> **Stated goal**: Quote the data below in full, minus the images.

> **Extracted records**:
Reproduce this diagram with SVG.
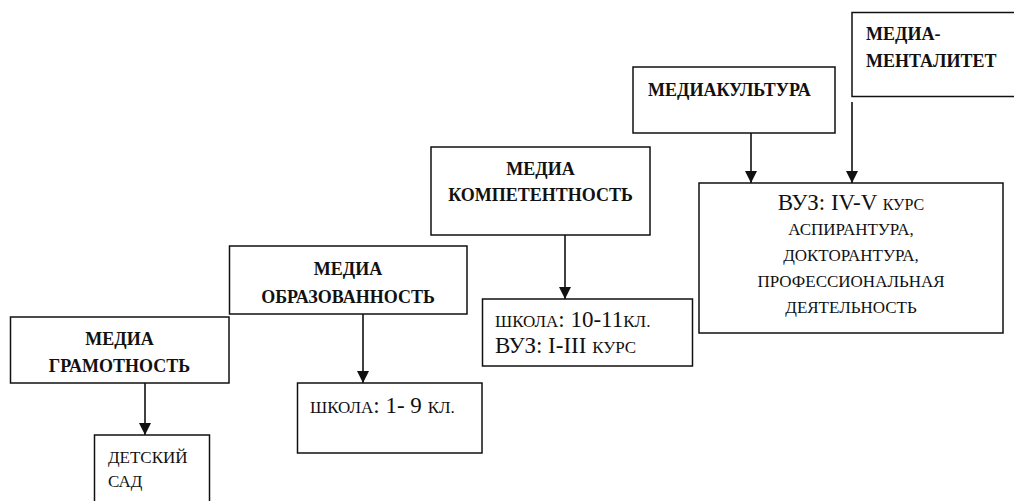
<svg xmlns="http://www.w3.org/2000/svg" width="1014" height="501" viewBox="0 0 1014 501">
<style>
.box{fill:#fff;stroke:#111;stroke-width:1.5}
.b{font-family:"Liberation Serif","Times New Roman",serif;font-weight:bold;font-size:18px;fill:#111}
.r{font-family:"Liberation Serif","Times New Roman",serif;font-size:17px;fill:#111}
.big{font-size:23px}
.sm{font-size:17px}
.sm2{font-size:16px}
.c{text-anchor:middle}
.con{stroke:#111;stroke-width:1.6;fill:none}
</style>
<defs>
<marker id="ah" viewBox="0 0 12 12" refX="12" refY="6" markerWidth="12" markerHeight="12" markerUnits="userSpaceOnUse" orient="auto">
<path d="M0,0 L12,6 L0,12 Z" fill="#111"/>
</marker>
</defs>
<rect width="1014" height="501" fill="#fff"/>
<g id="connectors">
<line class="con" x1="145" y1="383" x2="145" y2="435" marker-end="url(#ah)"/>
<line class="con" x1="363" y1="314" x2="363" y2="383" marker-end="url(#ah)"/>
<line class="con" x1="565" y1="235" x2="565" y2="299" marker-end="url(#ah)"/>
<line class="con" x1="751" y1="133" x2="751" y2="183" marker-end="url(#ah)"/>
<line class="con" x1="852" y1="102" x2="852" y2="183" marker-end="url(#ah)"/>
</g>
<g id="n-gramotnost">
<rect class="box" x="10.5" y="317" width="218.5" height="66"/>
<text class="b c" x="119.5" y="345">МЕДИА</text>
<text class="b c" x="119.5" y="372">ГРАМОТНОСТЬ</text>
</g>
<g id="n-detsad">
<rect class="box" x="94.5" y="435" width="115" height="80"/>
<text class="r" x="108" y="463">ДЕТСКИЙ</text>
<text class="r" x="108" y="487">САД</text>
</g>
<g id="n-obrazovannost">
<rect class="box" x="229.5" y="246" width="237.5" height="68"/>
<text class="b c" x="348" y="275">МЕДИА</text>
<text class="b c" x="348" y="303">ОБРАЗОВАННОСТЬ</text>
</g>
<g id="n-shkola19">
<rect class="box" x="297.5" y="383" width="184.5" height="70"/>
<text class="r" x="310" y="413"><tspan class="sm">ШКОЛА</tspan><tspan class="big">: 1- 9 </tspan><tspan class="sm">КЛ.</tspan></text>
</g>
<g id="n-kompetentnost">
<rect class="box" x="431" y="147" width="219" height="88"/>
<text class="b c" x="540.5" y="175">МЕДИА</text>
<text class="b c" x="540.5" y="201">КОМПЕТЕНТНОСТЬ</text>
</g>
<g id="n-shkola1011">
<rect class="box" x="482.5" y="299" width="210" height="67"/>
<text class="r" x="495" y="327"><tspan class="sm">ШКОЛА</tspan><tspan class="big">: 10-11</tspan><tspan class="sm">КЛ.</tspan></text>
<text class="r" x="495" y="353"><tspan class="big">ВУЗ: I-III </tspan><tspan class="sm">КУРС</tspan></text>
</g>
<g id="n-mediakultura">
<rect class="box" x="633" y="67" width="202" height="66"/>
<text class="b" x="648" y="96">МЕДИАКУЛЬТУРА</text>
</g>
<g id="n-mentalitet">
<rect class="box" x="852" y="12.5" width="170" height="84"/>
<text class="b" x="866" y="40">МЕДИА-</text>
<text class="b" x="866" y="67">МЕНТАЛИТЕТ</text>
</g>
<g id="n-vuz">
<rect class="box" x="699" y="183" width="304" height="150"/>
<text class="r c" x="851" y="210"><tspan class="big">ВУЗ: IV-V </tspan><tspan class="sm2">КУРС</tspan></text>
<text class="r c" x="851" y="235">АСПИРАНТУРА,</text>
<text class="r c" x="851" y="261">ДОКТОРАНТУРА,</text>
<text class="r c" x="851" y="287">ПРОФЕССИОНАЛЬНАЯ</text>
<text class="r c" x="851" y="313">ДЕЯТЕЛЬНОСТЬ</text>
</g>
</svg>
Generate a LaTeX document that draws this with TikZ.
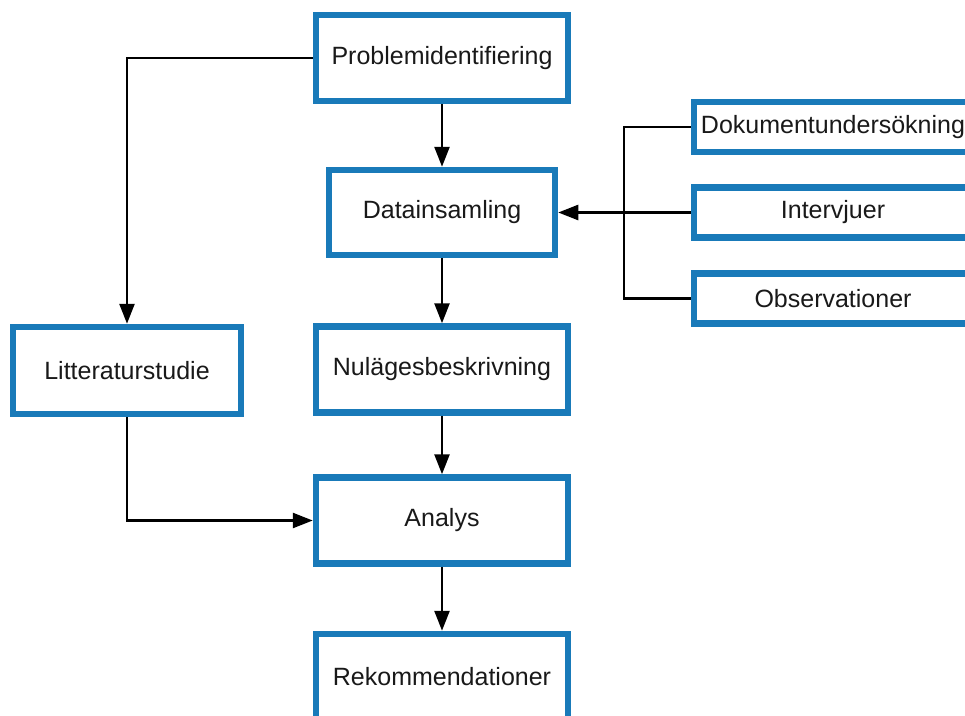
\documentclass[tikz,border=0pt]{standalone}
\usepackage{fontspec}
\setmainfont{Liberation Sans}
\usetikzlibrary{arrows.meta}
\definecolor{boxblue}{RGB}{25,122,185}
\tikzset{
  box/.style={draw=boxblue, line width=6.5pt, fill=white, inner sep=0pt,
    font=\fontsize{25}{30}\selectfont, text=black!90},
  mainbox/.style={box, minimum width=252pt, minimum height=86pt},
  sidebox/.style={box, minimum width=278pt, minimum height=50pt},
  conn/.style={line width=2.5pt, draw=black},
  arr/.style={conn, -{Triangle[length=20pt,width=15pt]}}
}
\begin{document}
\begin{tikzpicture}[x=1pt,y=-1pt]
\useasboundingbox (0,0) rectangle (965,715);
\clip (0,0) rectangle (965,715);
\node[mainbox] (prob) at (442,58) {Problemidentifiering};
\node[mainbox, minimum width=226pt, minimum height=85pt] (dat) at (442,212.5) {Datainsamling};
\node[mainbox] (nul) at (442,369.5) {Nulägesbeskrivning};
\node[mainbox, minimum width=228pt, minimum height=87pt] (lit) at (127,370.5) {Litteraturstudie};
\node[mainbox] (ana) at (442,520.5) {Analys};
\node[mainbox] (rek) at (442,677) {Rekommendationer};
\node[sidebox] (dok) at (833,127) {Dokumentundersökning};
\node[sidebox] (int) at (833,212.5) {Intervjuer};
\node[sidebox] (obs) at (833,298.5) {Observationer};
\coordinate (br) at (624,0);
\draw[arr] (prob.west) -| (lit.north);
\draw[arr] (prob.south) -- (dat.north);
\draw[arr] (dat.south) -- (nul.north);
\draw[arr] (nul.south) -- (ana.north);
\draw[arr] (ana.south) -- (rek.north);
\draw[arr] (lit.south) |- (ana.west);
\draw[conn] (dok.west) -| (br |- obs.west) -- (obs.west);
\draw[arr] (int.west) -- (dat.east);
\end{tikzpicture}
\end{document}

> **Worked answer**:
Reproduce this diagram with SVG.
<svg xmlns="http://www.w3.org/2000/svg" width="1014" height="501" viewBox="0 0 1014 501">
<style>
.box{fill:#fff;stroke:#111;stroke-width:1.5}
.b{font-family:"Liberation Serif","Times New Roman",serif;font-weight:bold;font-size:18px;fill:#111}
.r{font-family:"Liberation Serif","Times New Roman",serif;font-size:17px;fill:#111}
.big{font-size:23px}
.sm{font-size:17px}
.sm2{font-size:16px}
.c{text-anchor:middle}
.con{stroke:#111;stroke-width:1.6;fill:none}
</style>
<defs>
<marker id="ah" viewBox="0 0 12 12" refX="12" refY="6" markerWidth="12" markerHeight="12" markerUnits="userSpaceOnUse" orient="auto">
<path d="M0,0 L12,6 L0,12 Z" fill="#111"/>
</marker>
</defs>
<rect width="1014" height="501" fill="#fff"/>
<g id="connectors">
<line class="con" x1="145" y1="383" x2="145" y2="435" marker-end="url(#ah)"/>
<line class="con" x1="363" y1="314" x2="363" y2="383" marker-end="url(#ah)"/>
<line class="con" x1="565" y1="235" x2="565" y2="299" marker-end="url(#ah)"/>
<line class="con" x1="751" y1="133" x2="751" y2="183" marker-end="url(#ah)"/>
<line class="con" x1="852" y1="102" x2="852" y2="183" marker-end="url(#ah)"/>
</g>
<g id="n-gramotnost">
<rect class="box" x="10.5" y="317" width="218.5" height="66"/>
<text class="b c" x="119.5" y="345">МЕДИА</text>
<text class="b c" x="119.5" y="372">ГРАМОТНОСТЬ</text>
</g>
<g id="n-detsad">
<rect class="box" x="94.5" y="435" width="115" height="80"/>
<text class="r" x="108" y="463">ДЕТСКИЙ</text>
<text class="r" x="108" y="487">САД</text>
</g>
<g id="n-obrazovannost">
<rect class="box" x="229.5" y="246" width="237.5" height="68"/>
<text class="b c" x="348" y="275">МЕДИА</text>
<text class="b c" x="348" y="303">ОБРАЗОВАННОСТЬ</text>
</g>
<g id="n-shkola19">
<rect class="box" x="297.5" y="383" width="184.5" height="70"/>
<text class="r" x="310" y="413"><tspan class="sm">ШКОЛА</tspan><tspan class="big">: 1- 9 </tspan><tspan class="sm">КЛ.</tspan></text>
</g>
<g id="n-kompetentnost">
<rect class="box" x="431" y="147" width="219" height="88"/>
<text class="b c" x="540.5" y="175">МЕДИА</text>
<text class="b c" x="540.5" y="201">КОМПЕТЕНТНОСТЬ</text>
</g>
<g id="n-shkola1011">
<rect class="box" x="482.5" y="299" width="210" height="67"/>
<text class="r" x="495" y="327"><tspan class="sm">ШКОЛА</tspan><tspan class="big">: 10-11</tspan><tspan class="sm">КЛ.</tspan></text>
<text class="r" x="495" y="353"><tspan class="big">ВУЗ: I-III </tspan><tspan class="sm">КУРС</tspan></text>
</g>
<g id="n-mediakultura">
<rect class="box" x="633" y="67" width="202" height="66"/>
<text class="b" x="648" y="96">МЕДИАКУЛЬТУРА</text>
</g>
<g id="n-mentalitet">
<rect class="box" x="852" y="12.5" width="170" height="84"/>
<text class="b" x="866" y="40">МЕДИА-</text>
<text class="b" x="866" y="67">МЕНТАЛИТЕТ</text>
</g>
<g id="n-vuz">
<rect class="box" x="699" y="183" width="304" height="150"/>
<text class="r c" x="851" y="210"><tspan class="big">ВУЗ: IV-V </tspan><tspan class="sm2">КУРС</tspan></text>
<text class="r c" x="851" y="235">АСПИРАНТУРА,</text>
<text class="r c" x="851" y="261">ДОКТОРАНТУРА,</text>
<text class="r c" x="851" y="287">ПРОФЕССИОНАЛЬНАЯ</text>
<text class="r c" x="851" y="313">ДЕЯТЕЛЬНОСТЬ</text>
</g>
</svg>
Generate a LaTeX document that draws this with TikZ.
\documentclass[tikz,border=0pt]{standalone}
\usepackage{fontspec}
\setmainfont{Liberation Sans}
\usetikzlibrary{arrows.meta}
\definecolor{boxblue}{RGB}{25,122,185}
\tikzset{
  box/.style={draw=boxblue, line width=6.5pt, fill=white, inner sep=0pt,
    font=\fontsize{25}{30}\selectfont, text=black!90},
  mainbox/.style={box, minimum width=252pt, minimum height=86pt},
  sidebox/.style={box, minimum width=278pt, minimum height=50pt},
  conn/.style={line width=2.5pt, draw=black},
  arr/.style={conn, -{Triangle[length=20pt,width=15pt]}}
}
\begin{document}
\begin{tikzpicture}[x=1pt,y=-1pt]
\useasboundingbox (0,0) rectangle (965,715);
\clip (0,0) rectangle (965,715);
\node[mainbox] (prob) at (442,58) {Problemidentifiering};
\node[mainbox, minimum width=226pt, minimum height=85pt] (dat) at (442,212.5) {Datainsamling};
\node[mainbox] (nul) at (442,369.5) {Nulägesbeskrivning};
\node[mainbox, minimum width=228pt, minimum height=87pt] (lit) at (127,370.5) {Litteraturstudie};
\node[mainbox] (ana) at (442,520.5) {Analys};
\node[mainbox] (rek) at (442,677) {Rekommendationer};
\node[sidebox] (dok) at (833,127) {Dokumentundersökning};
\node[sidebox] (int) at (833,212.5) {Intervjuer};
\node[sidebox] (obs) at (833,298.5) {Observationer};
\coordinate (br) at (624,0);
\draw[arr] (prob.west) -| (lit.north);
\draw[arr] (prob.south) -- (dat.north);
\draw[arr] (dat.south) -- (nul.north);
\draw[arr] (nul.south) -- (ana.north);
\draw[arr] (ana.south) -- (rek.north);
\draw[arr] (lit.south) |- (ana.west);
\draw[conn] (dok.west) -| (br |- obs.west) -- (obs.west);
\draw[arr] (int.west) -- (dat.east);
\end{tikzpicture}
\end{document}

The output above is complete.